Particularly worrying for the Bank of England will be a rise in both input and output price inflation. The input price index rose to 58.8 from 58.3, the highest since March, while the output price index rose even more strongly to 53.3 from 52.5.
"This survey adds further justification to tomorrow's expected rate hike and a continuation of growth and price pressures at these levels could support further action ahead," said George Buckley, economist at Deutsche Bank.
Britain's central bank is concerned strong demand and capacity constraints are continuing to exert upward pressure on prices despite four interest rate rises in under a year.
Its Monetary Policy Committee is expected to raise interest rates again tomorrow to 5.75 per cent, their highest in more than six years.

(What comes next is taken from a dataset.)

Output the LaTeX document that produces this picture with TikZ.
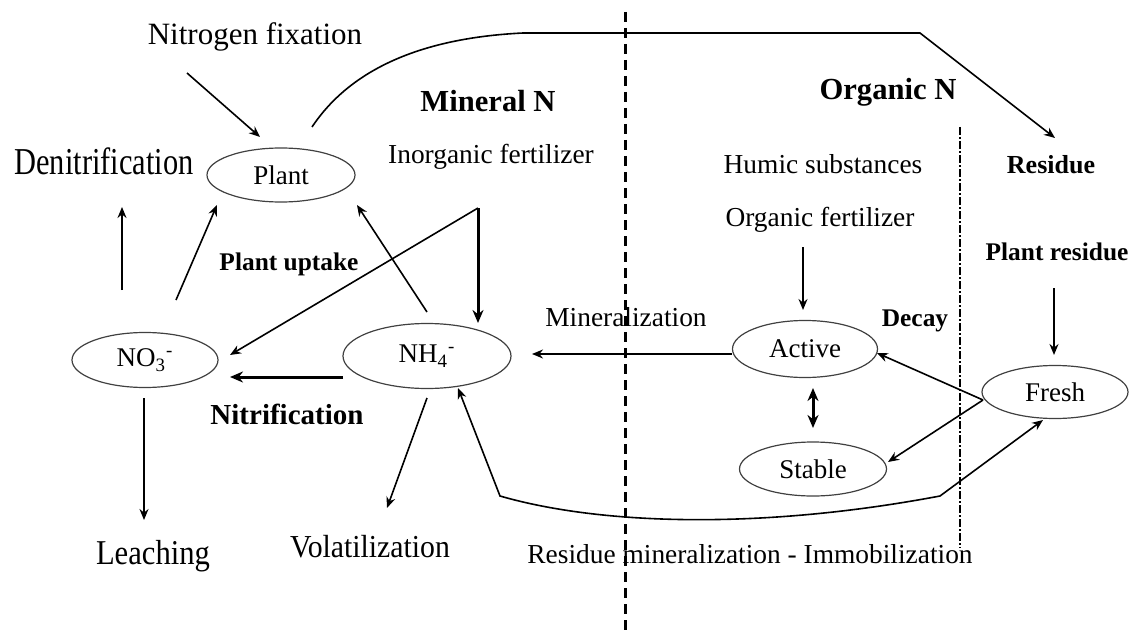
\documentclass[tikz,border=0pt]{standalone}
\usepackage{fontspec}
\setmainfont{Liberation Serif}
\usetikzlibrary{arrows.meta,shapes.geometric}
\begin{document}
\begin{tikzpicture}[x=0.5pt,y=-0.5pt,
  lbl/.style={inner sep=0pt, anchor=base},
  fa/.style={font=\fontsize{15.5}{18}\selectfont},
  fb/.style={font=\fontsize{13.7}{16}\selectfont},
  fbold/.style={font=\fontsize{12.7}{15}\selectfont\bfseries},
  fbig/.style={font=\fontsize{15.3}{18}\selectfont\bfseries},
  ell/.style={ellipse, draw=black!75, line width=0.6pt, inner sep=0pt, font=\fontsize{13.5}{16}\selectfont},
  arr/.style={line width=0.8pt, -{Stealth[length=5.5pt,width=4.5pt]}},
  tarr/.style={line width=1.5pt, -{Stealth[length=6.5pt,width=5.5pt]}},
  dsep/.style={line width=1.5pt, dash pattern=on 5pt off 3pt},
  dsep2/.style={line width=1pt, dash pattern=on 4pt off 1pt on 1pt off 1pt},
]
\useasboundingbox (0,0) rectangle (1135,631);

% ellipses
\node[ell, minimum width=74pt, minimum height=27pt] (plant) at (281,175) {Plant};
\node[ell, minimum width=73pt, minimum height=27.5pt] (no3) at (145,360) {NO\textsubscript{3}\textsuperscript{-}};
\node[ell, minimum width=84pt, minimum height=32.5pt] (nh4) at (427,356) {NH\textsubscript{4}\textsuperscript{-}};
\node[ell, minimum width=72.5pt, minimum height=28.5pt] (active) at (805,349) {Active};
\node[ell, minimum width=73.5pt, minimum height=27pt] (stable) at (813,469) {Stable};
\node[ell, minimum width=73pt, minimum height=26.5pt] (fresh) at (1055,392) {Fresh};

% labels
\node[lbl, fa] (nfix) at (255,45) {Nitrogen fixation};
\node[lbl] (denit) at (104,174) {\scalebox{0.8}[1]{\fontsize{19}{22}\selectfont Denitrification}};
\node[lbl, fbig] (minN) at (488,112) {Mineral N};
\node[lbl, fb] (inorg) at (491,163) {Inorganic fertilizer};
\node[lbl, fbig] (orgN) at (888,100) {Organic N};
\node[lbl, fb] (humic) at (823,173) {Humic substances};
\node[lbl, fb] (orgf) at (820,226) {Organic fertilizer};
\node[lbl, font=\fontsize{13}{15}\selectfont\bfseries] (resid) at (1051,173) {Residue};
\node[lbl, fbold] (pres) at (1057,260) {Plant residue};
\node[lbl, fbold] (decay) at (915,326) {Decay};
\node[lbl, fbold] (uptake) at (289,270) {Plant uptake};
\node[lbl, font=\fontsize{14.5}{17}\selectfont\bfseries] (nitr) at (287,424) {Nitrification};
\node[lbl, fb] (minz) at (626,326) {Mineralization};
\node[lbl] (volat) at (370,557) {\scalebox{0.93}[1]{\fontsize{16}{19}\selectfont Volatilization}};
\node[lbl] (leach) at (153,564) {\scalebox{0.88}[1]{\fontsize{17.4}{20}\selectfont Leaching}};
\node[lbl, fb] (resmin) at (750,563) {Residue mineralization - Immobilization};

% separators
\coordinate (sepTop) at (625,12);
\coordinate (sepBot) at (625,631);
\draw[dsep] (sepTop) -- (sepBot);
\coordinate (sep2Top) at (960,127);
\coordinate (sep2Bot) at (960,548);
\draw[dsep2] (sep2Top) -- (sep2Bot);

% connector end points
\coordinate (nfS) at (187,73);
\coordinate (nfE) at (260,137);
\coordinate (plTop) at (312,127);
\coordinate (topA) at (523,33);
\coordinate (topB) at (920,33);
\coordinate (resE) at (1055,138);
\coordinate (dnS) at (122,290);
\coordinate (dnE) at (122,207);
\coordinate (upS1) at (176,300);
\coordinate (upE1) at (217,205);
\coordinate (upS2) at (427,312);
\coordinate (upE2) at (357,205);
\coordinate (apex) at (478,208);
\coordinate (ifE1) at (230,355);
\coordinate (ifE2) at (478,323);
\coordinate (nitS) at (343,377);
\coordinate (nitE) at (230,377);
\coordinate (lchS) at (144,398);
\coordinate (lchE) at (144,520);
\coordinate (volS) at (427,398);
\coordinate (volE) at (387,508);
\coordinate (minS) at (732,354);
\coordinate (minE) at (532,354);
\coordinate (ofS) at (803,247);
\coordinate (ofE) at (803,310);
\coordinate (prS) at (1054,288);
\coordinate (prE) at (1054,355);
\coordinate (frS) at (983,400);
\coordinate (frA) at (877,353);
\coordinate (frB) at (888,462);
\coordinate (asA) at (813,388);
\coordinate (asB) at (813,428);
\coordinate (rmA) at (458,388);
\coordinate (rmB) at (500,496);
\coordinate (rmC) at (940,496);
\coordinate (rmD) at (1043,420);

% connectors
\draw[arr] (nfS) -- (nfE);
\draw[arr] (plTop) .. controls (350,70) and (420,38) .. (topA) -- (topB) -- (resE);
\draw[arr] (dnS) -- (dnE);
\draw[arr] (upS1) -- (upE1);
\draw[arr] (upS2) -- (upE2);
\draw[arr] (apex) -- (ifE1);
\draw[tarr] (apex) -- (ifE2);
\draw[tarr] (nitS) -- (nitE);
\draw[arr] (lchS) -- (lchE);
\draw[arr] (volS) -- (volE);
\draw[arr] (minS) -- (minE);
\draw[arr] (ofS) -- (ofE);
\draw[arr] (prS) -- (prE);
\draw[arr] (frS) -- (frA);
\draw[arr] (frS) -- (frB);
\draw[line width=1.5pt, {Stealth[length=6.5pt,width=5.5pt]}-{Stealth[length=6.5pt,width=5.5pt]}] (asA) -- (asB);
\draw[line width=0.8pt, {Stealth[length=5.5pt,width=4.5pt]}-{Stealth[length=5.5pt,width=4.5pt]}] (rmA) -- (rmB) .. controls (600,525) and (760,530) .. (rmC) -- (rmD);
\end{tikzpicture}
\end{document}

The strength of Britain's services sector, which makes up around three-quarters of the economy, may persuade even some of the dovish members on the committee the economy can withstand higher borrowing costs.
The new business index rose to 59.6 last month, its highest since November, while the outstanding business index rose to 52, its highest since December. The employment index rose to 54.5, its highest since February and well above its long-run average.
"The most notable movement in June was the acceleration in new business growth to a seven-month high, which suggests a possible pick-up in activity growth later in the year," said Andrew Grantham, economist at NTC.